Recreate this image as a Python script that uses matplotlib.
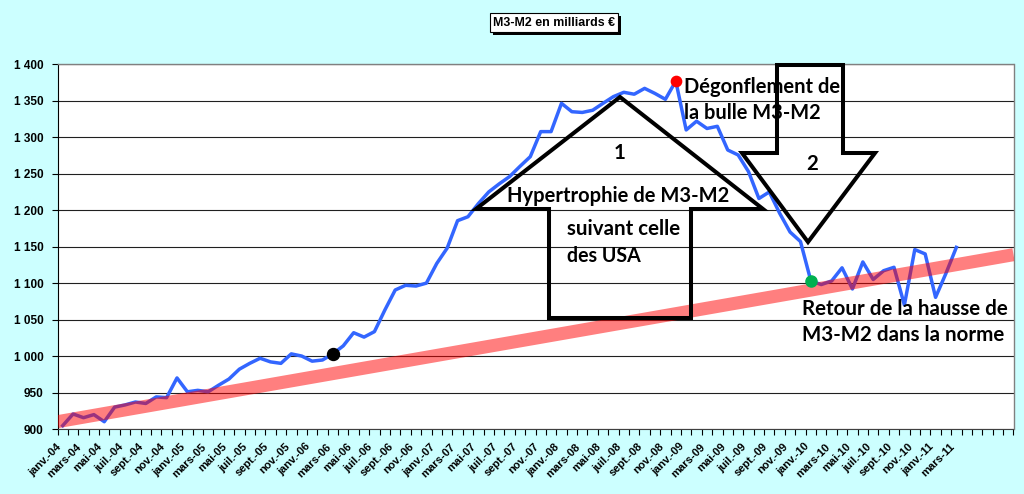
import numpy as np
import matplotlib
matplotlib.use("Agg")
import matplotlib.pyplot as plt
from matplotlib.patches import Polygon, Rectangle
from matplotlib.ticker import FuncFormatter, FixedLocator

# ---------------- data ----------------
month_abbr = ['janv.', 'févr.', 'mars', 'avr.', 'mai', 'juin',
              'juil.', 'août', 'sept.', 'oct.', 'nov.', 'déc.']
start_year = 2004
n_categories = 92          # category slots on the axis (data ends at mars-11)

m3_m2 = [904.6, 920.6, 915.5, 919.7, 910.0, 930.0, 933.0, 937.0, 935.0, 944.0,
         943.0, 970.0, 951.0, 953.0, 951.0, 960.0, 968.5, 982.0, 990.0, 997.0,
         992.0, 990.0, 1003.0, 1000.0, 993.0, 994.6, 1003.0, 1014.0, 1032.0, 1026.0,
         1033.5, 1063.0, 1090.6, 1097.0, 1096.0, 1100.0, 1127.0, 1148.0, 1185.6, 1191.0,
         1209.0, 1225.0, 1236.0, 1246.0, 1260.0, 1273.4, 1307.7, 1307.7, 1346.5, 1335.0,
         1334.0, 1337.0, 1346.5, 1355.7, 1361.6, 1359.0, 1367.0, 1360.0, 1352.0, 1377.0,
         1310.0, 1322.0, 1312.0, 1315.0, 1282.5, 1275.7, 1252.8, 1216.0, 1225.0, 1195.7,
         1170.0, 1157.0, 1103.0, 1098.0, 1103.0, 1121.0, 1092.0, 1129.0, 1105.0, 1117.0,
         1121.7, 1070.0, 1146.0, 1140.0, 1080.5, 1113.4, 1149.0]

categories = [f"{month_abbr[k % 12]}-{(start_year + k // 12) % 100:02d}"
              for k in range(len(m3_m2))] + [''] * (n_categories - len(m3_m2))

trend_start = 910.0
trend_end = 1139.0

highlight_idx = [26, 59, 72]
highlight_colors = ['#000000', '#FF0000', '#00B050']
highlight_sizes = [8.6, 7.4, 8.0]

y_ticks = list(range(900, 1401, 50))

title_text = "M3-M2 en milliards €"
# text, x (px), baseline y (px), alignment, target width (px or None)
notes = [
    ("Dégonflement de", 684, 93.3, 'left', 156),
    ("la bulle M3-M2", 684, 119.3, 'left', 136),
    ("Hypertrophie de M3-M2", 507, 202.0, 'left', 222),
    ("suivant celle", 567, 235.0, 'left', 113),
    ("des USA", 567, 261.7, 'left', 74),
    ("Retour de la hausse de", 802, 315.0, 'left', 206),
    ("M3-M2 dans la norme", 802, 341.0, 'left', 202),
    ("1", 620, 159.3, 'center', None),
    ("2", 811.7, 170.0, 'center', None),
]

# ---------------- figure ----------------
W, H = 1024, 494
BG = '#CCFFFF'
fig = plt.figure(figsize=(W / 100, H / 100), dpi=100, facecolor=BG)

def fx(x):
    return x / W

def fy(y):
    return 1 - y / H

left_px, right_px, top_px, bot_px = 57.5, 1013.5, 64.3, 429.0
ax = fig.add_axes([fx(left_px), fy(bot_px), (right_px - left_px) / W, (bot_px - top_px) / H])
ax.set_facecolor('white')

x = np.arange(len(m3_m2))
ax.set_xlim(-0.5, n_categories - 0.5)
ax.set_ylim(y_ticks[0], y_ticks[-1])

# grid
ax.set_yticks(y_ticks)
ax.yaxis.grid(True, color='#202020', lw=0.8)
ax.set_axisbelow(True)

# main series
ax.plot(x, m3_m2, color='#3366FF', lw=2.5, zorder=3, solid_joinstyle='round')

# trend band (semi-transparent red)
ax.plot([-0.5, n_categories - 0.5], [trend_start, trend_end], color='#FF0000',
        alpha=0.5, lw=9.4, solid_capstyle='butt', zorder=4)

# highlighted points
for idx, col, ms in zip(highlight_idx, highlight_colors, highlight_sizes):
    ax.plot([x[idx]], [m3_m2[idx]], 'o', color=col, ms=ms, mec=col, zorder=5)

# spines
for s in ['top', 'right']:
    ax.spines[s].set_color('#808080')
    ax.spines[s].set_linewidth(1.0)
ax.spines['left'].set_color('black')
ax.spines['bottom'].set_color('#404040')

# y ticks
ax.yaxis.set_major_formatter(FuncFormatter(lambda v, p: f"{int(v):,}".replace(',', ' ')))
ax.tick_params(axis='y', direction='out', length=4, width=0.8, pad=6.0,
               labelsize=8.5, colors='black')
for lab in ax.get_yticklabels():
    lab.set_fontfamily('Liberation Sans')
    lab.set_fontweight('bold')

# x ticks: boundaries as major, labels at every other category as minor
ax.xaxis.set_major_locator(FixedLocator(np.arange(-0.5, n_categories, 1.0)))
ax.xaxis.set_major_formatter(FuncFormatter(lambda v, p: ''))
label_pos = list(range(0, len(m3_m2), 2))
ax.xaxis.set_minor_locator(FixedLocator(label_pos))
ax.xaxis.set_minor_formatter(FuncFormatter(lambda v, p: categories[int(round(v))]))
ax.tick_params(axis='x', which='major', direction='out', length=4, width=0.8)
ax.tick_params(axis='x', which='minor', length=0, pad=9, labelsize=8)
for lab in ax.xaxis.get_minorticklabels():
    lab.set_rotation(45)
    lab.set_ha('right')
    lab.set_va('top')
    lab.set_fontfamily('Liberation Sans')
    lab.set_fontweight('bold')

# ---------------- annotations ----------------
renderer = fig.canvas.get_renderer()

def fit(t, target_px):
    w = t.get_window_extent(renderer).width
    t.set_fontsize(t.get_fontsize() * target_px / w)

# title box with shadow
bx0, by0, bx1, by1 = 490, 13, 618, 32
fig.patches.append(Rectangle((fx(bx0 + 3), fy(by1 + 3)), (bx1 - bx0) / W, (by1 - by0) / H,
                             transform=fig.transFigure, facecolor='black', edgecolor='none', zorder=1))
fig.patches.append(Rectangle((fx(bx0), fy(by1)), (bx1 - bx0) / W, (by1 - by0) / H,
                             transform=fig.transFigure, facecolor='white', edgecolor='black',
                             lw=0.8, zorder=2))
tt = fig.text(fx((bx0 + bx1) / 2), fy((by0 + by1) / 2 + 0.5), title_text, ha='center', va='center',
              family=['Liberation Sans Narrow', 'DejaVu Sans Condensed', 'Liberation Sans'],
              fontweight='bold', fontsize=8, zorder=3)
fit(tt, 122)

# block arrows (outlined)
up_arrow = [(476, 209), (620, 97), (763, 209), (691, 209), (691, 318), (549, 318), (549, 209)]
down_arrow = [(777, 65), (843, 65), (843, 153), (875, 153), (808, 242), (742, 153), (777, 153)]
for verts in (up_arrow, down_arrow):
    fig.patches.append(Polygon([(fx(a), fy(b)) for a, b in verts], closed=True,
                               transform=fig.transFigure, fill=False, edgecolor='black',
                               lw=2.9, joinstyle='miter', zorder=6))

# annotation texts
ref = fig.text(0, 0, "Retour de la hausse de", family=['Lato', 'DejaVu Sans'],
               fontweight='bold', fontsize=13)
fit(ref, 206)
note_fs = ref.get_fontsize()
ref.remove()
for txt, px, py, ha, target in notes:
    t = fig.text(fx(px), fy(py), txt, ha=ha, va='baseline', family=['Lato', 'DejaVu Sans'],
                 fontweight='bold', fontsize=note_fs, color='black', zorder=7)
    if target is not None:
        fit(t, target)

fig.savefig("out.png", dpi=100, facecolor=BG)
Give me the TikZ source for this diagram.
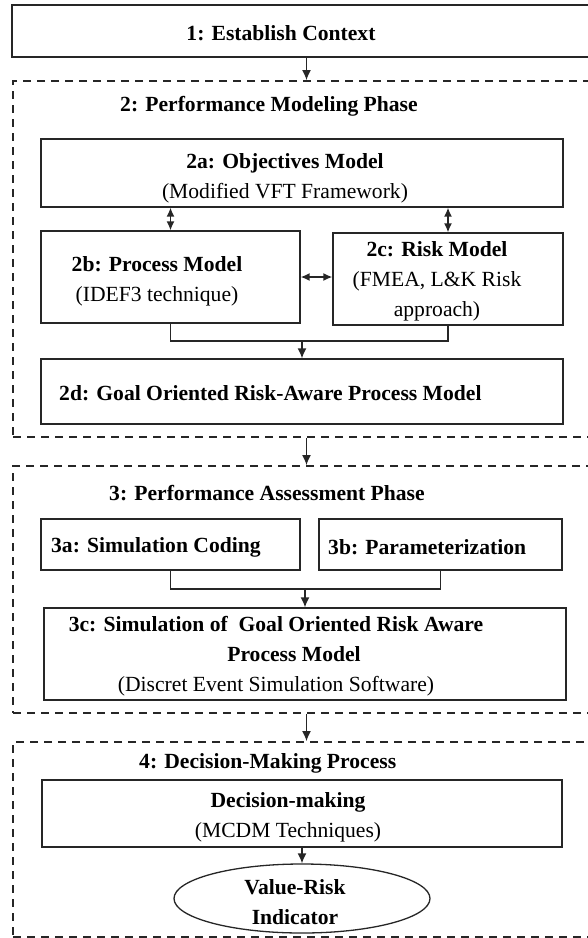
\documentclass[tikz,border=0pt]{standalone}
\usepackage{fontspec}
\setmainfont{Liberation Serif}
\usetikzlibrary{arrows.meta, shapes.geometric}

\begin{document}
\begin{tikzpicture}[x=1pt, y=-1pt,
	box/.style={draw=black!85, line width=1.3pt, inner sep=0pt},
	phase/.style={draw=black!85, line width=1.8pt, dash pattern=on 8pt off 6pt, inner sep=0pt},
	txt/.style={font=\fontsize{21.6}{30}\selectfont, align=center, inner sep=0pt},
	ttl/.style={txt, font=\fontsize{21.6}{30}\selectfont\bfseries, anchor=west},
	link/.style={draw=black!85, line width=1.5pt},
	arr/.style={link, -{Latex[length=10pt,width=9pt]}},
	dbl/.style={link, {Latex[length=9pt,width=8pt]}-{Latex[length=9pt,width=8pt]}}]
	\useasboundingbox (0,0) rectangle (587,938);

	\node[box, minimum width=588, minimum height=52] (ctx) at (306,31) {};
	\node[ttl, anchor=center] (ctx-t) at (281,33) {1: Establish Context};

	\node[phase, minimum width=587, minimum height=356] (ph2) at (306.5,259) {};
	\node[ttl] (ph2-t) at (120,106) {2: Performance Modeling Phase};
	\node[box, minimum width=522, minimum height=68] (obj) at (302,173) {};
	\node[txt] (obj-t) at (285,178) {\textbf{2a: Objectives Model}\\(Modified VFT Framework)};
	\node[box, minimum width=259, minimum height=92] (proc) at (170.5,277) {};
	\node[txt] (proc-t) at (157,281) {\textbf{2b: Process Model}\\(IDEF3 technique)};
	\node[box, minimum width=230, minimum height=92] (risk) at (448,279) {};
	\node[txt] (risk-t) at (437,281) {\textbf{2c: Risk Model}\\(FMEA, L\&K Risk\\approach)};
	\node[box, minimum width=522, minimum height=65] (gora) at (302,391.5) {};
	\node[ttl] (gora-t) at (59,393) {2d: Goal Oriented Risk-Aware Process Model};

	\node[phase, minimum width=587, minimum height=247] (ph3) at (306.5,589.5) {};
	\node[ttl] (ph3-t) at (109,493) {3: Performance Assessment Phase};
	\node[box, minimum width=259, minimum height=51] (code) at (170.5,544.5) {};
	\node[ttl] (code-t) at (51,547) {3a: Simulation Coding};
	\node[box, minimum width=243, minimum height=51] (param) at (440.5,544.5) {};
	\node[ttl] (param-t) at (328,547) {3b: Parameterization};
	\node[box, minimum width=522, minimum height=92] (sim) at (305,654) {};
	\node[txt] (sim-t) at (276,656) {\textbf{3c: Simulation of~ Goal Oriented Risk Aware}\\\hspace*{36pt}\textbf{Process Model}\\(Discret Event Simulation Software)};

	\node[phase, minimum width=587, minimum height=195] (ph4) at (306.5,839.5) {};
	\node[ttl] (ph4-t) at (139,763) {4: Decision-Making Process};
	\node[box, minimum width=520, minimum height=67] (dec) at (302,813.5) {};
	\node[txt] (dec-t) at (288,817) {\textbf{Decision-making}\\(MCDM Techniques)};
	\node[box, ellipse, minimum width=256, minimum height=69] (vri) at (302,898.5) {};
	\node[txt, font=\fontsize{21.6}{30}\selectfont\bfseries] (vri-t) at (295,902) {Value-Risk\\Indicator};

	\coordinate (j2) at (302,341);
	\coordinate (j3) at (305,589);

	\draw[arr] (ctx.south -| ph2.north) -- (ph2.north);
	\draw[dbl] (obj.south -| proc.north) -- (proc.north);
	\draw[dbl] (obj.south -| risk.north) -- (risk.north);
	\draw[dbl] (proc.east) -- (proc.east -| risk.west);
	\draw[link] (proc.south) |- (j2) -| (risk.south);
	\draw[arr] (j2) -- (gora.north);
	\draw[arr] (ph2.south) -- (ph3.north);
	\draw[link] (code.south) |- (j3) -| (param.south);
	\draw[arr] (j3) -- (sim.north);
	\draw[arr] (ph3.south) -- (ph4.north);
	\draw[arr] (dec.south) -- (vri.north);
\end{tikzpicture}
\end{document}
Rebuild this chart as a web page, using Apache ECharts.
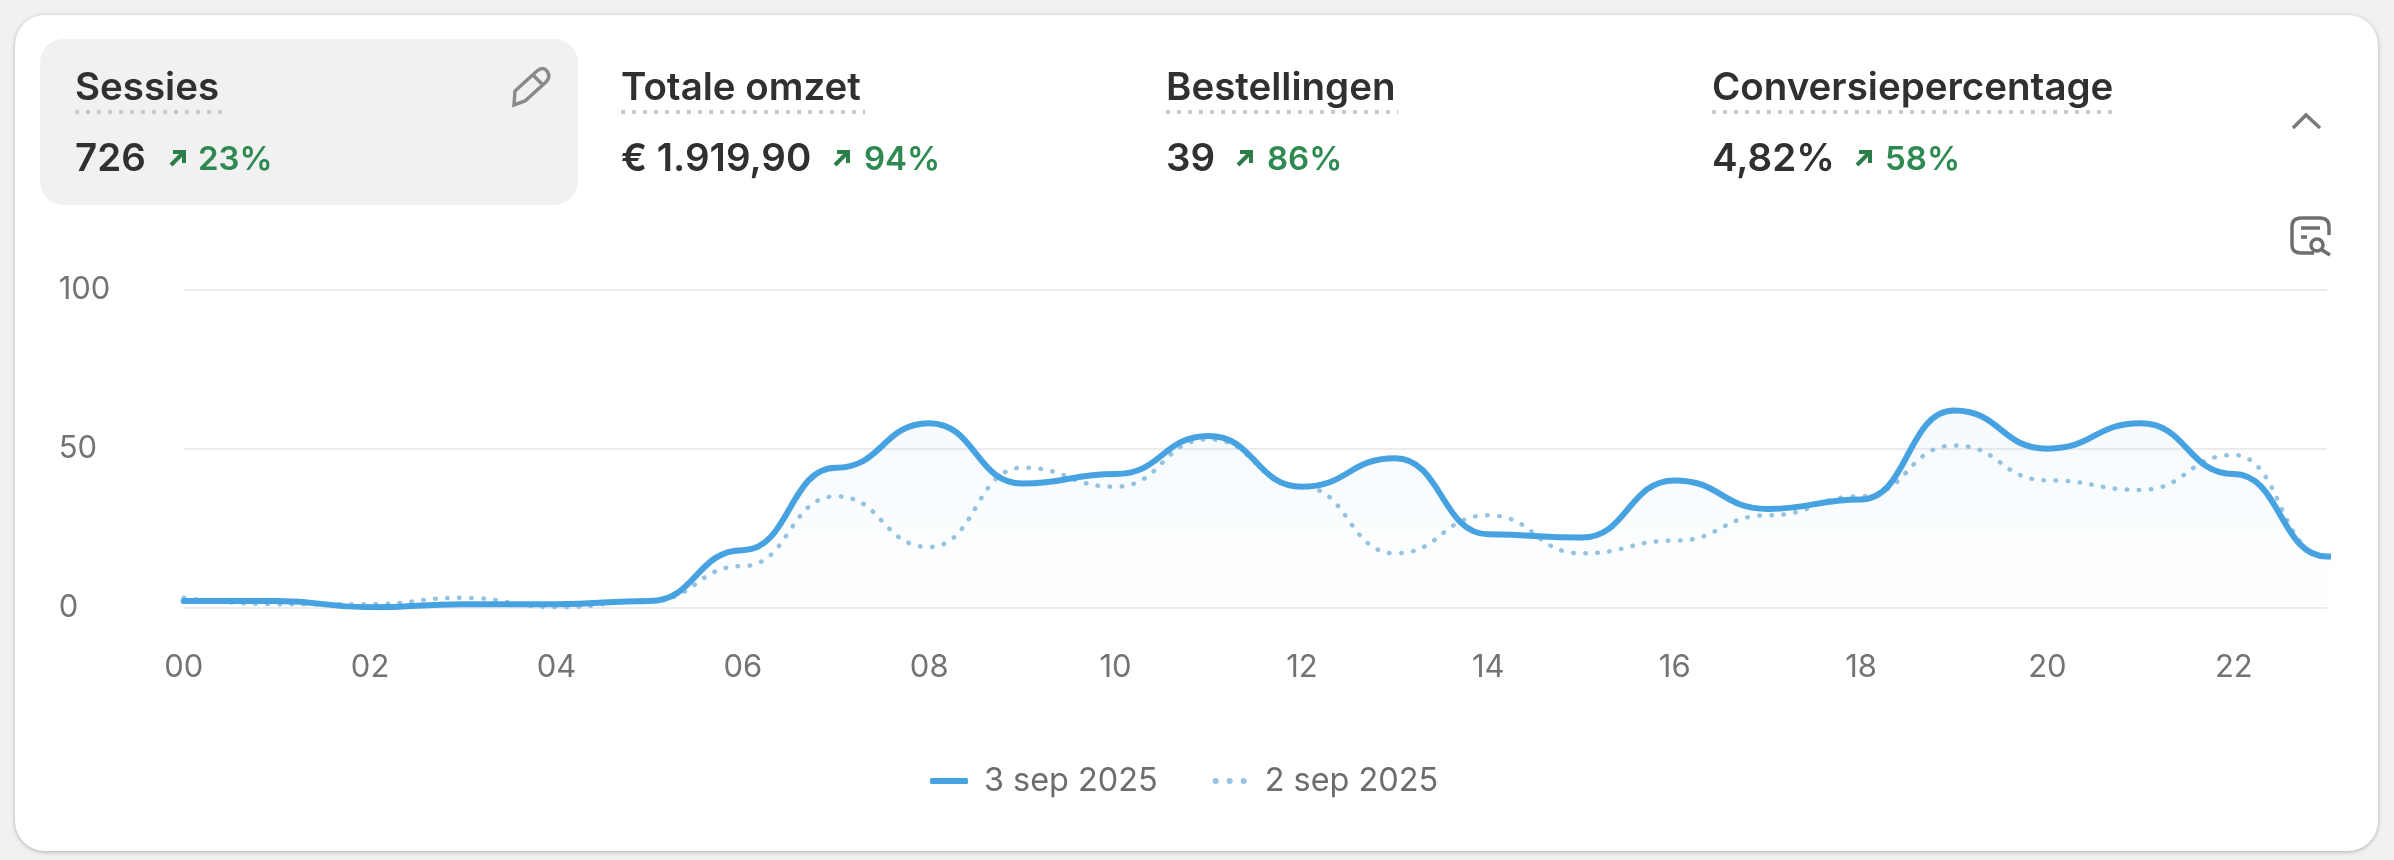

▶ **WRITTEN TASK**
Please transcribe, word for word, every line from the first line of the records above through the line containing "from matplotlib.ticker import", and leave out any pictures.

▶ **THE RESPONSE**
Recreate this image as a Python script that uses matplotlib.
import numpy as np
import matplotlib
matplotlib.use("Agg")
import matplotlib.pyplot as plt
from matplotlib.patches import Polygon, Rectangle
from matplotlib.ticker import FuncFormatter, FixedLocator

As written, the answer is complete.